Written problem:
Nothing but the lines from the line that contains "Write the matplotlib code for this chart." through the line that contains "from matplotlib.patches import Rectangle" should appear in the output, each reproduced exactly.

-------- Provided records --------

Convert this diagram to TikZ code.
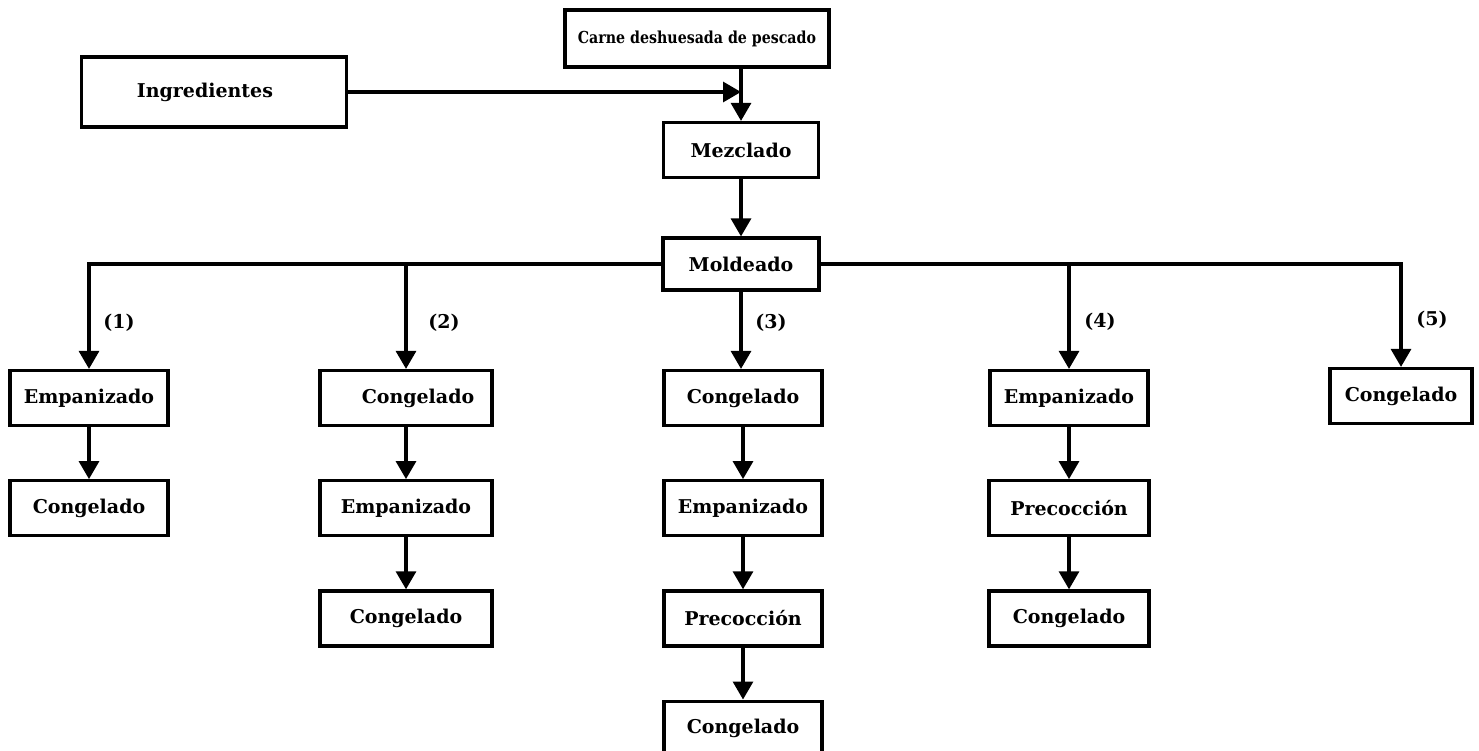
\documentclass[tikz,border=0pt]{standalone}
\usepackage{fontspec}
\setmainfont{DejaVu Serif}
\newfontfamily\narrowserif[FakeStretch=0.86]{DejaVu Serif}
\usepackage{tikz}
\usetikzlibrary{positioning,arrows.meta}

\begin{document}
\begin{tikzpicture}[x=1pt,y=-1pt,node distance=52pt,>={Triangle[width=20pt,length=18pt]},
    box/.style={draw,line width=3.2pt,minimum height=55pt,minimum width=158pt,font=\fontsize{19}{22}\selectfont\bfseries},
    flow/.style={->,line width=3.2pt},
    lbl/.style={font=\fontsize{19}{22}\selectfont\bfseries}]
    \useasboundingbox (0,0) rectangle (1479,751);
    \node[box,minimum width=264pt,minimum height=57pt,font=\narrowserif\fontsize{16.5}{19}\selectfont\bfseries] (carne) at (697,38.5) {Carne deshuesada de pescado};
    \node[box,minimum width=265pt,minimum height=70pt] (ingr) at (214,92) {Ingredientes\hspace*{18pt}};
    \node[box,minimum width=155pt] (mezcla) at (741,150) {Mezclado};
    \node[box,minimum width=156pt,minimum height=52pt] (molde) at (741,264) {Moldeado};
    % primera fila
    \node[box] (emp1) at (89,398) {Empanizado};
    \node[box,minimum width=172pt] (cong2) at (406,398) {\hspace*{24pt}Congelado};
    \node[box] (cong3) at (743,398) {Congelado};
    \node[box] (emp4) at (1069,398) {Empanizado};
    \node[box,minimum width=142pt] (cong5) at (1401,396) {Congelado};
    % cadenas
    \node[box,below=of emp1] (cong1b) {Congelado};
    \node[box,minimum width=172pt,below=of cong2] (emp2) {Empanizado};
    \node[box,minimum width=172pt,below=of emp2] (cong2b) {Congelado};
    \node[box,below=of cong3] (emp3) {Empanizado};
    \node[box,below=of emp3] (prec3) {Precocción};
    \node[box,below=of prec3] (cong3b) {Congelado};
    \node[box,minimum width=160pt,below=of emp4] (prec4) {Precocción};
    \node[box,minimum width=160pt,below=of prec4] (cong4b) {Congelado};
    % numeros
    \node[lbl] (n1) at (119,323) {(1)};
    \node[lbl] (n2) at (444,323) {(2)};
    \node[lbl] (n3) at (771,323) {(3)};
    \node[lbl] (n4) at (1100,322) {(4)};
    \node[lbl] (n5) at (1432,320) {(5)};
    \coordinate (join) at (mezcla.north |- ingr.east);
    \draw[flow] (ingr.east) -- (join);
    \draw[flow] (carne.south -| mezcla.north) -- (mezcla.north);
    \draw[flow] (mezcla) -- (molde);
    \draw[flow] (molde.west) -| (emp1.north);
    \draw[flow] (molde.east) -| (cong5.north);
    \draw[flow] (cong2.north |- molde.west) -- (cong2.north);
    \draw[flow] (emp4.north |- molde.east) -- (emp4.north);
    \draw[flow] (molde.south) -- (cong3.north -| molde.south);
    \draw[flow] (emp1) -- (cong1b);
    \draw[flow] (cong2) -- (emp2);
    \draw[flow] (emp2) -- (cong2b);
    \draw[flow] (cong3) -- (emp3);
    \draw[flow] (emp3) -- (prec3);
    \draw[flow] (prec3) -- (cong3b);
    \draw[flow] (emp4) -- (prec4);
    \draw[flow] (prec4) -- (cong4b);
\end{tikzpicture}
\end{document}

--------
-------- Provided records --------

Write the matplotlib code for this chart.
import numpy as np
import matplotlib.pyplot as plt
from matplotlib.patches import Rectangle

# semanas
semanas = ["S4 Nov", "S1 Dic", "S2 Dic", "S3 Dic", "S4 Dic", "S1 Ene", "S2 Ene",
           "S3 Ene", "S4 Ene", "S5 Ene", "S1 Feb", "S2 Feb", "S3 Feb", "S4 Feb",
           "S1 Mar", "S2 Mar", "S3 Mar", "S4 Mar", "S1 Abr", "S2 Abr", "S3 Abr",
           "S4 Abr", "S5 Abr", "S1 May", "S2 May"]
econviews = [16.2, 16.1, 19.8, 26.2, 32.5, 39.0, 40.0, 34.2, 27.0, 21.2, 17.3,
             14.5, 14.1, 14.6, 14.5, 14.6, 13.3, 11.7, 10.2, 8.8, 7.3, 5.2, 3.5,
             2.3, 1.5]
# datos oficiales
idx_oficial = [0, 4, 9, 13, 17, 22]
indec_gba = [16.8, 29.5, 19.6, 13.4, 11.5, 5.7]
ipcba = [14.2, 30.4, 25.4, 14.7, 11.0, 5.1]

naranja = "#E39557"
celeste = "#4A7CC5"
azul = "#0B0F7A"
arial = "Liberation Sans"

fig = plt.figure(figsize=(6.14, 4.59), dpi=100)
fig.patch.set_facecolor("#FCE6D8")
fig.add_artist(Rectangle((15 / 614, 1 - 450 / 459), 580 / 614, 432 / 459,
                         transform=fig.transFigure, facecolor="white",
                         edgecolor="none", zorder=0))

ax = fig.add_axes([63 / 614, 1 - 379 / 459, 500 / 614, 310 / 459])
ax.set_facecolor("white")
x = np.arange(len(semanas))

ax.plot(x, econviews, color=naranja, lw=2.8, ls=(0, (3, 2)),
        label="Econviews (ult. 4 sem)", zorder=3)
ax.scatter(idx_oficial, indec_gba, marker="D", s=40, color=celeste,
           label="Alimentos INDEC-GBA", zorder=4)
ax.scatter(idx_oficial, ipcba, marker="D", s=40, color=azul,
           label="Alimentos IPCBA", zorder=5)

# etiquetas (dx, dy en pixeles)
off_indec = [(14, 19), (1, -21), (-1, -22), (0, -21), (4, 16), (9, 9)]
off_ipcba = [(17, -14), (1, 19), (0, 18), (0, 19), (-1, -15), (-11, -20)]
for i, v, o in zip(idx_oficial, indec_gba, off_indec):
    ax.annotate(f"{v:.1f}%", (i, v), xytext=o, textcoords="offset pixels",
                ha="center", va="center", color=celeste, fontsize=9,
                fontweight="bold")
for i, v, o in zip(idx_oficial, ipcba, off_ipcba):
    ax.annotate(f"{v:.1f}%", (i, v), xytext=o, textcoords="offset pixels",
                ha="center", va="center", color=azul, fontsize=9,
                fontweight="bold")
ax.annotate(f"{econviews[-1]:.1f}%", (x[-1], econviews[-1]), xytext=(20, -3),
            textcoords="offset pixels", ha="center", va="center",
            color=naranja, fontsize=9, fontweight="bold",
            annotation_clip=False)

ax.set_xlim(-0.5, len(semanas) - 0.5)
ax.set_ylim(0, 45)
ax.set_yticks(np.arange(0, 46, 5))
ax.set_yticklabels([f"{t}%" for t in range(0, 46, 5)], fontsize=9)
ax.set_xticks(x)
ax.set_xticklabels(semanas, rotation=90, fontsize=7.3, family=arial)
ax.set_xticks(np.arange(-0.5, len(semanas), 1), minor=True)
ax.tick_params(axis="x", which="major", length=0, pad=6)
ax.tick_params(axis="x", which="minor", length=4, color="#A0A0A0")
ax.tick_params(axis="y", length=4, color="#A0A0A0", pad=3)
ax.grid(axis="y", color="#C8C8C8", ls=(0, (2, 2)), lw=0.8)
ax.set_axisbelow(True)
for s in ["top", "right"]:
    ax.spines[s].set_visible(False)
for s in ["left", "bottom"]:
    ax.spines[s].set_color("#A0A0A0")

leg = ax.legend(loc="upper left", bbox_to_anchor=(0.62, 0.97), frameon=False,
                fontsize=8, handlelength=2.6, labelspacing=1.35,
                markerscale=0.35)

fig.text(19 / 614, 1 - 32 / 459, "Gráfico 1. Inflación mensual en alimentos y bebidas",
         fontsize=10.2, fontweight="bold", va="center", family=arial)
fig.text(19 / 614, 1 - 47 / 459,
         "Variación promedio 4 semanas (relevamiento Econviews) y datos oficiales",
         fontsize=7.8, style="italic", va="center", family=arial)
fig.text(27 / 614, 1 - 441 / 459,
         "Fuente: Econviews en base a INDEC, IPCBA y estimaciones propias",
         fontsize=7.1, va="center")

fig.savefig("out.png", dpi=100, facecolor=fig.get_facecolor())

--------
-------- Provided records --------

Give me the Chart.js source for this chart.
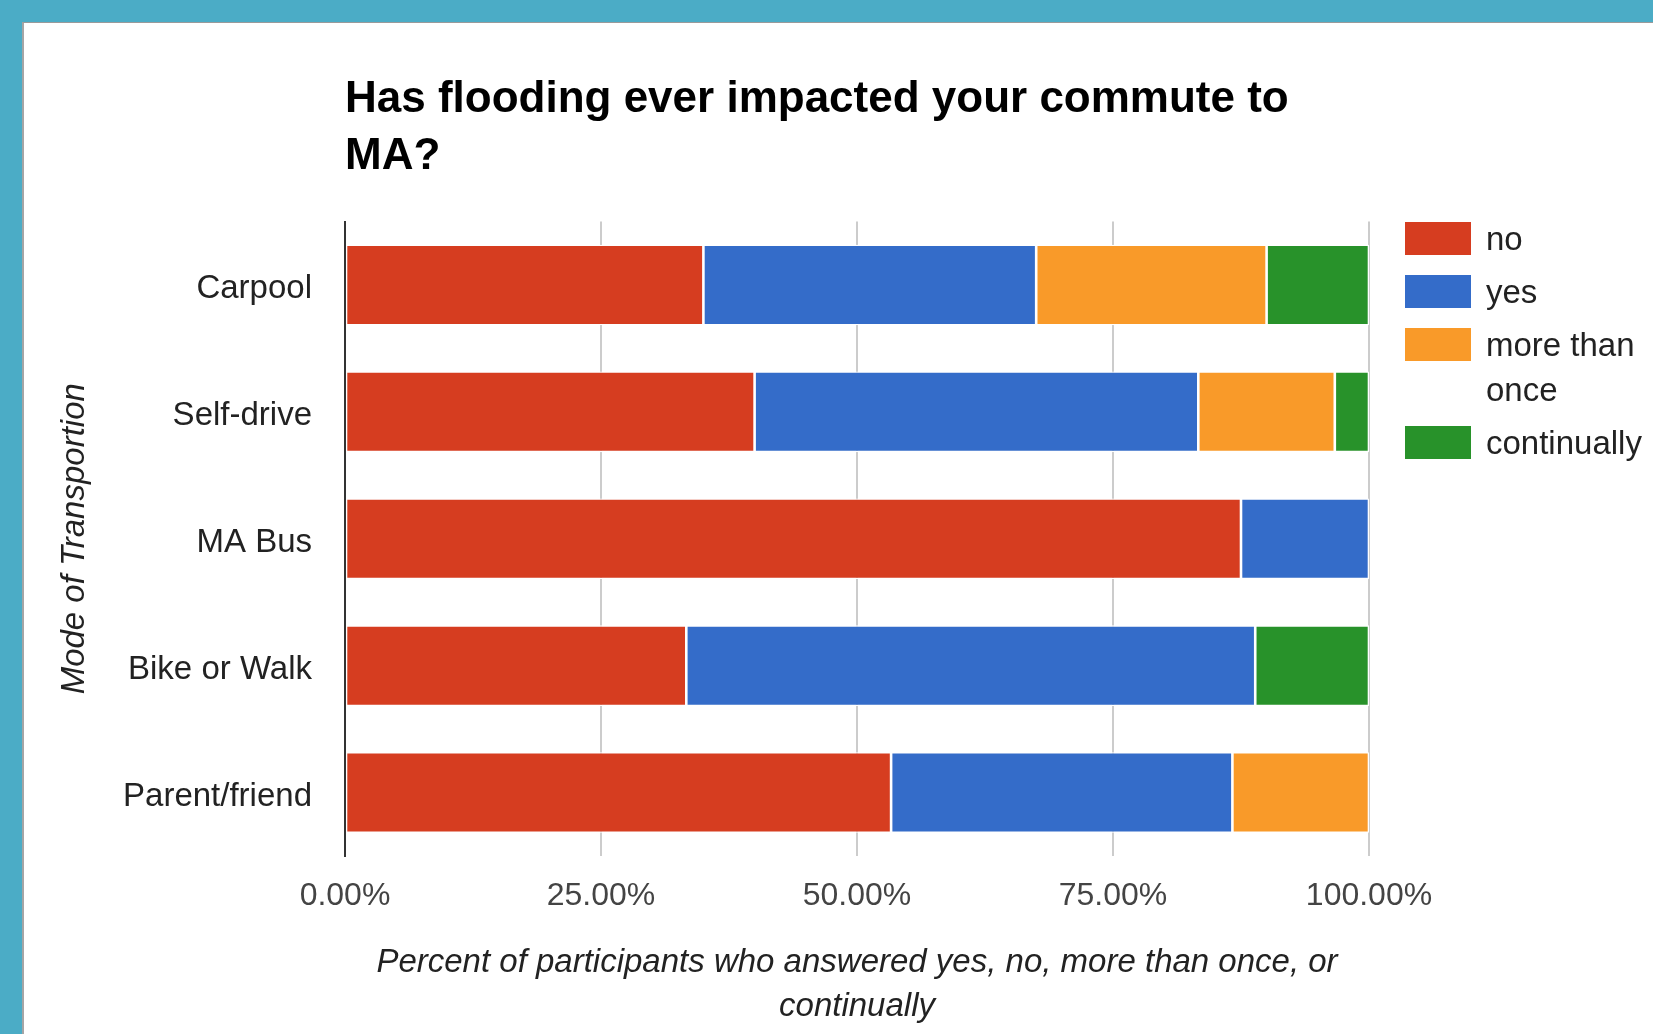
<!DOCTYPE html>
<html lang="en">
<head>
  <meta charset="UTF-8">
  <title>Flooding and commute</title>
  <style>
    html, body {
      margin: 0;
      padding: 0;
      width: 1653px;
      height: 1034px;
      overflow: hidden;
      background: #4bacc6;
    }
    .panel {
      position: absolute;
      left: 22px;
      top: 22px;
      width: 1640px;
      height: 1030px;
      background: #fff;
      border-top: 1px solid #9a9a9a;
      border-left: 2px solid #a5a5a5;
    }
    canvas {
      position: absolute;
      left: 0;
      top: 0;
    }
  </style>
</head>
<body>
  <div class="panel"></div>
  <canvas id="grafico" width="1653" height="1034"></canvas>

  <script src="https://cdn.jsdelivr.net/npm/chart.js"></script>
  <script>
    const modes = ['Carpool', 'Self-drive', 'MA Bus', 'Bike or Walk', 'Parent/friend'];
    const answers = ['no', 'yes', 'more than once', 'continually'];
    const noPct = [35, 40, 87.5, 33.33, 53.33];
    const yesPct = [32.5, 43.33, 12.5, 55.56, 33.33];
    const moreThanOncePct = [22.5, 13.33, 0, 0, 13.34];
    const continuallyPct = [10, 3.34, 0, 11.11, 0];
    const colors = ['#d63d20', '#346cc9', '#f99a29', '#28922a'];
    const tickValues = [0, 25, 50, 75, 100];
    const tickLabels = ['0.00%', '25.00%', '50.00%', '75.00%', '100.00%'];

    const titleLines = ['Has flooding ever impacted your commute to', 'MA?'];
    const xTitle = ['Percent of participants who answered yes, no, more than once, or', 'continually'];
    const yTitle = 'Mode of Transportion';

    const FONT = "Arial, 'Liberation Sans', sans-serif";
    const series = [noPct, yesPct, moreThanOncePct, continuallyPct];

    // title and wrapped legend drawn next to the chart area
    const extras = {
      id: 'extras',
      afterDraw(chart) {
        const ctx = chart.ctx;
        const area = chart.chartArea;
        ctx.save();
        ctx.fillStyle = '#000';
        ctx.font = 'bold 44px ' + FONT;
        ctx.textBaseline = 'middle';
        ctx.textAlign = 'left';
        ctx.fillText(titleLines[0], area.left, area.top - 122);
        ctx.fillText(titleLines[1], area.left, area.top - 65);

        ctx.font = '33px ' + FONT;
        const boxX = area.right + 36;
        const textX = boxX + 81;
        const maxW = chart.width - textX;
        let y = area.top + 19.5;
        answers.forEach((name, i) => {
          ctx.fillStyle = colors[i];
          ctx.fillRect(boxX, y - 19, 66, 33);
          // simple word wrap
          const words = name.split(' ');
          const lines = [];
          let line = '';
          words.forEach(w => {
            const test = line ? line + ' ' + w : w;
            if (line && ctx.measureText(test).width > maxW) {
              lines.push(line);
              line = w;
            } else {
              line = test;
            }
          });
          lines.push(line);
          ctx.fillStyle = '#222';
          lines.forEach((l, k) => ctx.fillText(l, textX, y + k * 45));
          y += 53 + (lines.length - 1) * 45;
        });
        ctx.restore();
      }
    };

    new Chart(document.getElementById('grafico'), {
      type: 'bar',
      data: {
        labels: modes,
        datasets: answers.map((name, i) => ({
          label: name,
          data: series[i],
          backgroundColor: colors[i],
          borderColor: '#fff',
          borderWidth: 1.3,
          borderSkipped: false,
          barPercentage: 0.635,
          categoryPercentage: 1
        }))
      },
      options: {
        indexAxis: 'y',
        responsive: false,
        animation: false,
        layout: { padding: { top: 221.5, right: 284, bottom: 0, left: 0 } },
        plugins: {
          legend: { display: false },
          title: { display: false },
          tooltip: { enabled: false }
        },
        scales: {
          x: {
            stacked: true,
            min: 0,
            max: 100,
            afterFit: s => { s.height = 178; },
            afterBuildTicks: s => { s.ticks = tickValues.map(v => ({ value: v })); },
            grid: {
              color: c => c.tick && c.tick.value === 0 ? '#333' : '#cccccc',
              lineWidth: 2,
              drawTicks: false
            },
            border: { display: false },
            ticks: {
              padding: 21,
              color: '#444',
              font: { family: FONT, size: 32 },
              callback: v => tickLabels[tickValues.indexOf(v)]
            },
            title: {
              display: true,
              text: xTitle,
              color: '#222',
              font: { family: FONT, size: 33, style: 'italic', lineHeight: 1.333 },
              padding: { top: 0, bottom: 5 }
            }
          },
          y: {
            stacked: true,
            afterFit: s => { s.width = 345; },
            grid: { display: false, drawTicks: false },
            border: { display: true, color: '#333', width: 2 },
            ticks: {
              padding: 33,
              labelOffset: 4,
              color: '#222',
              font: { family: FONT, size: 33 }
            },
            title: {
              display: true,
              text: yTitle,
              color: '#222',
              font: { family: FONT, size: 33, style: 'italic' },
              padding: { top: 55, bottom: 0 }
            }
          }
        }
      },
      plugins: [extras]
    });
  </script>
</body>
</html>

--------

Output for this exercise:
Write the matplotlib code for this chart.
import numpy as np
import matplotlib.pyplot as plt
from matplotlib.patches import Rectangle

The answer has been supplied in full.